On a side note, I am also experiencing the very frustrating issues where NPM is telling me that the ESX Status is in a critical state but gives zero information as to what threshold has been exceeded that is causing the critical level. Nothing in any of the panels helps to understand the cause of the status. This is only on one of the ESXi Hosts - the other does not have this false critical status.

If you are also experiencing this issue and have already opened a ticket with SolarWinds and gotten a response, please let me know so I can same myself the trouble of creating my own ticket.

Thank you.

  • Resolution: Not fixable

    I created a SolarWinds ticket for this and got some responses but all of the steps were basic items I already tried and they ended up not being able to help me. I gave up on trying to troubleshoot the issue and also closed the support ticket with SolarWinds.

    The two ESXi 5.0 Hosts are still showing their heath status as undefined and are unable to be polled for hardware health. All other VMware polling using SNMP and the VMware API work and I see all the VM information.

    What I cant see (or get alerts on) without the CIM polling working in SolarWinds is if there is a hardware issue on the ESXi Host such as with the RAID controller or one of the drives.

    I did a bunch of tests myself and discovered a few new tools I had not used before for troubleshooting - slptools and CIM polling with Powershell.

    My Troubleshooting

    1. I get the same 501 HTTP error from all Hosts (5.0 and 5.5) when I attempt to go to https://host_IP_address:5989 . I think this error is not the true reason for the issue.

    2. I can query the SLP service on the network where the Hosts are and see that both 5.0 and 5.5 ESXi Hosts are listening for wbem (CIM service) and respond to queries.

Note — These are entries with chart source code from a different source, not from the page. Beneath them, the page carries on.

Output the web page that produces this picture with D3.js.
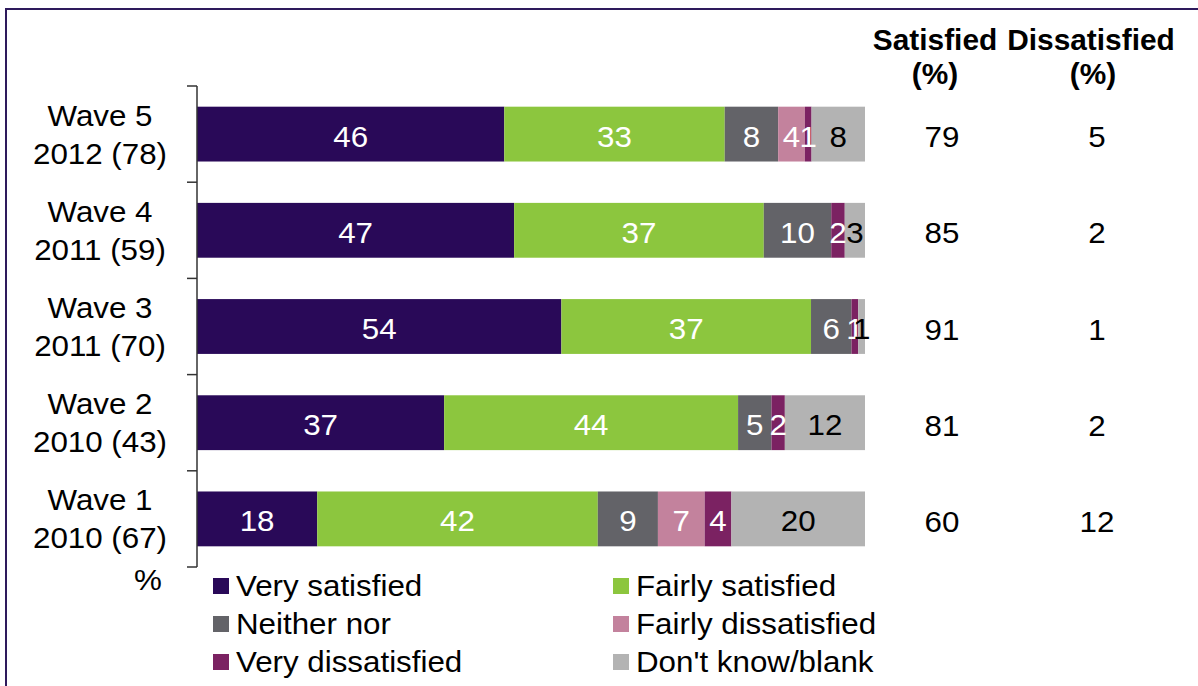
<!DOCTYPE html>
<html>
<head>
<meta charset="utf-8">
<script src="https://cdn.jsdelivr.net/npm/d3@7"></script>
<style>
  html, body { margin: 0; padding: 0; background: #fff; }
  svg { display: block; font-family: "Liberation Sans", Arial, sans-serif; }
</style>
</head>
<body>
<svg id="chart" width="1198" height="686"></svg>
<script>
// Satisfaction by survey wave (percent of respondents)
const waves = ["Wave 5", "Wave 4", "Wave 3", "Wave 2", "Wave 1"];
const waveYears = ["2012 (78)", "2011 (59)", "2011 (70)", "2010 (43)", "2010 (67)"];
const seriesNames = ["Very satisfied", "Fairly satisfied", "Neither nor",
                     "Fairly dissatisfied", "Very dissatisfied", "Don't know/blank"];
const verySatisfied      = [46, 47, 54, 37, 18];
const fairlySatisfied    = [33, 37, 37, 44, 42];
const neitherNor         = [8, 10, 6, 5, 9];
const fairlyDissatisfied = [4, 0, 0, 0, 7];
const veryDissatisfied   = [1, 2, 1, 2, 4];
const dontKnow           = [8, 3, 1, 12, 20];
const satisfiedTotal     = [79, 85, 91, 81, 60];
const dissatisfiedTotal  = [5, 2, 1, 2, 12];
const colors = ["#290958", "#8cc63e", "#636368", "#c3829d", "#7b2262", "#b3b3b3"];
const labelColors = ["#fff", "#fff", "#fff", "#fff", "#fff", "#000"];

const seriesValues = [verySatisfied, fairlySatisfied, neitherNor,
                      fairlyDissatisfied, veryDissatisfied, dontKnow];
const rows = waves.map((w, i) => {
  const r = { wave: w };
  seriesNames.forEach((s, k) => r[s] = seriesValues[k][i]);
  return r;
});

const svg = d3.select("#chart");
const STRETCH = 1.08;   // slightly wide lettering

// text placed at (x, y) with a horizontal stretch
function label(g, x, y, str, anchor) {
  return g.append("text")
    .attr("transform", `translate(${x},${y}) scale(${STRETCH},1)`)
    .attr("text-anchor", anchor || "middle")
    .text(str);
}

// frame
svg.append("path")
  .attr("d", "M6,686V9H1198")
  .attr("fill", "none")
  .attr("stroke", "#2e1a5c")
  .attr("stroke-width", 2);

const x = d3.scaleLinear().domain([0, 1]).range([197, 865]);
const y = d3.scaleBand().domain(waves).range([86, 567])
  .paddingInner(0.43).paddingOuter(0.215);
const color = d3.scaleOrdinal().domain(seriesNames).range(colors);
const labelColor = d3.scaleOrdinal().domain(seriesNames).range(labelColors);

// each bar is normalised to its own total (100% stacked)
const stacked = d3.stack().keys(seriesNames).offset(d3.stackOffsetExpand)(rows);

const layers = svg.append("g").selectAll("g").data(stacked).join("g")
  .attr("fill", d => color(d.key));

layers.selectAll("rect").data(d => d).join("rect")
  .attr("x", d => x(d[0]))
  .attr("y", d => y(d.data.wave))
  .attr("width", d => x(d[1]) - x(d[0]))
  .attr("height", y.bandwidth());

// segment value labels
stacked.forEach(layer => {
  const g = svg.append("g").attr("font-size", 29).attr("fill", labelColor(layer.key));
  layer.filter(d => d.data[layer.key] > 0).forEach(d => {
    label(g, (x(d[0]) + x(d[1])) / 2, y(d.data.wave) + y.bandwidth() / 2 + 12.5,
          d.data[layer.key]);
  });
});

// category axis: vertical line with ticks on band boundaries
const step = y.step();
const bounds = d3.range(waves.length + 1).map(i => y.range()[0] + i * step);
const axis = svg.append("g").attr("stroke", "#333").attr("stroke-width", 1.5);
axis.append("line")
  .attr("x1", x(0)).attr("x2", x(0))
  .attr("y1", bounds[0]).attr("y2", bounds[bounds.length - 1]);
axis.selectAll("line.tick").data(bounds).join("line")
  .attr("class", "tick")
  .attr("x1", x(0) - 10).attr("x2", x(0))
  .attr("y1", d => d).attr("y2", d => d);

// category labels (two lines)
const catLabels = svg.append("g").attr("font-size", 29).attr("fill", "#000");
waves.forEach((w, i) => {
  const cy = y(w) + y.bandwidth() / 2;
  label(catLabels, 100, cy - 8.5, w);
  label(catLabels, 100, cy + 29.5, waveYears[i]);
});
label(catLabels, 148, 590, "%");

// totals columns
const totals = svg.append("g").attr("font-size", 29).attr("fill", "#000");
waves.forEach((w, i) => {
  const cy = y(w) + y.bandwidth() / 2;
  label(totals, 942, cy + 13, satisfiedTotal[i]);
  label(totals, 1097, cy + 13, dissatisfiedTotal[i]);
});
const heads = svg.append("g").attr("font-size", 29).attr("font-weight", "bold").attr("fill", "#000");
heads.append("text").attr("transform", "translate(935,50) scale(1.03,1)").attr("text-anchor", "middle").text("Satisfied");
heads.append("text").attr("transform", "translate(935,84) scale(1.03,1)").attr("text-anchor", "middle").text("(%)");
heads.append("text").attr("transform", "translate(1091,50) scale(1.03,1)").attr("text-anchor", "middle").text("Dissatisfied");
heads.append("text").attr("transform", "translate(1093,84) scale(1.03,1)").attr("text-anchor", "middle").text("(%)");

// legend, two columns
const legend = svg.append("g").attr("font-size", 29).attr("fill", "#000");
seriesNames.forEach((s, k) => {
  const col = k % 2, row = Math.floor(k / 2);
  const lx = 213 + col * 400, ly = 586 + row * 38;
  legend.append("rect").attr("x", lx).attr("y", ly - 8).attr("width", 16).attr("height", 16)
    .attr("fill", color(s));
  label(legend, lx + 23, ly + 10, s, "start");
});
</script>
</body>
</html>
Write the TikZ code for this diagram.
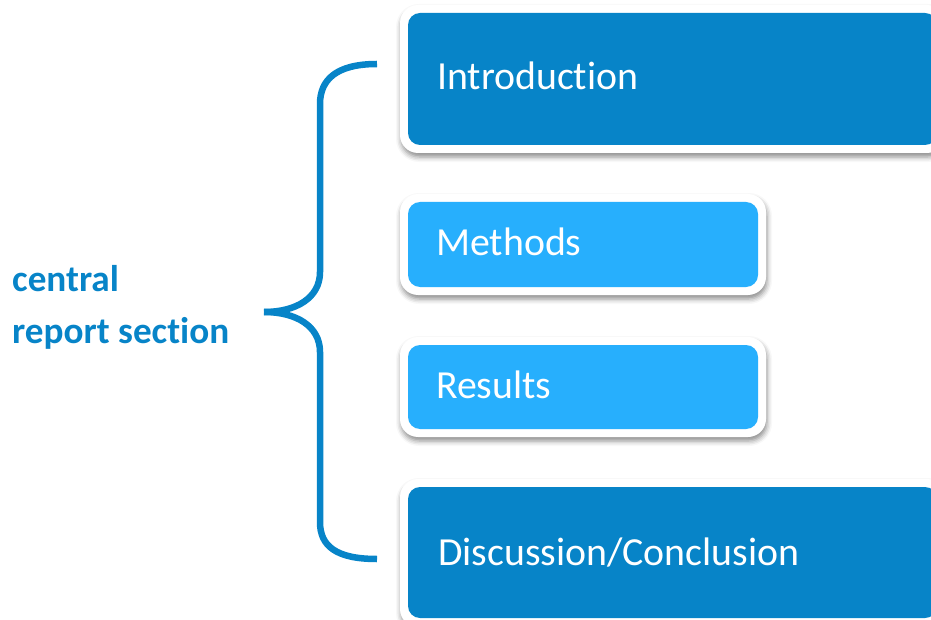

    C:\Program Files\OpenSLP>slptool findsrvtypes

    service:VMwareInfrastructure

    service:wbem:https

    3. I can query the CIM attributes on the 5.0 Hosts and the CIM service responds

    C:\Program Files\OpenSLP>slptool findattrs service:wbem:https://esxi_host_IP:5989

    (template-type=wbem),(template-version=1.0),(template-description=This template describes the attributes used for advertising WBEM Servers.),(template-url-syntax=https://esxi_host_ip:5989),(service-hi-name=sfcb),(service-hi-description=Small Footprint CIM Broker 1.3.7),(service-id=76a5b1be-f9cd-4b98-8764-771b98ff382a),(CommunicationMechanism=CIM-XML),(InteropSchemaNamespace=root/interop),(ProtocolVersion=1.0),(FunctionalProfilesSupported=Basic Read,Basic Write,Instance Manipulation,Association Traversal,Query Execution,Indications),(MultipleOperationsSupported=false),(AuthenticationMechanismsSupported=Basic),(Namespace=root/interop,root/cimv2,vmware/esxv2,root/config),(Classinfo=0,0,0,0),(RegisteredProfilesSupported=SNIA:Job Control,DMTF:Software Update,DMTF:PCI Device,DMTF:Software Inventory,DMTF:Indications,Other:IPMI OEM Extension,DMTF:Sensors,DMTF:Profile Registration,DMTF:System Memory,DMTF:Record Log,DMTF:CPU,DMTF:Fan,DMTF:Base Server,DMTF:Battery,DMTF:Physical Asset,DMTF:Power Supply,DMTF:Power State Management)

    4. The 5.0 Hosts will not poll using the SolarWinds.HardwareHealthTool.exe tool. It shows the same 501 error that the NPM web console shows in the hardware health panel.

    5. I can poll the 5.0 Hosts using powershell though

    $ipaddress = "172.31.xxx.xxx"

    $HostUsername = "root"

    $CIOpt = New-CimSessionOption -SkipCACheck -SkipCNCheck -SkipRevocationCheck -Encoding Utf8 -UseSsl

    $Session = New-CimSession -Authentication Basic -Credential $HostUsername -ComputerName $Ipaddress -port 443 -SessionOption $CIOpt

    Get-CimInstance -CimSession $Session -ClassName CIM_Chassis

    ....

    Caption : Chassis

    ChassisPackageType : 23

    ChassisTypeDescription : Rack Mount Chassis

    CommunicationStatus :

    CreationClassName : OMC_Chassis

    ...

    Manufacturer : Dell Inc.

    Model : PowerEdge R510

    ...

    PSComputerName : 172.31.xxx.xxx

    5. Hardware health appears correctly when connecting to the ESXi Hosts using the vSphere client, and when connecting to the vmk using a web browser at https://esxi_host_ip/mob and navigating through the Managed Object Browser web data.

    6. I have removed the hosts from NPM and then added them back, changed the polling between a) ICMP only with VMware polling, b) SNMP polling with VMware polling c) SNMP polling without VMware polling, restarted the management interfaces on the ESXi Hosts, and verify that all services are running correctly and that there are no firewall issues.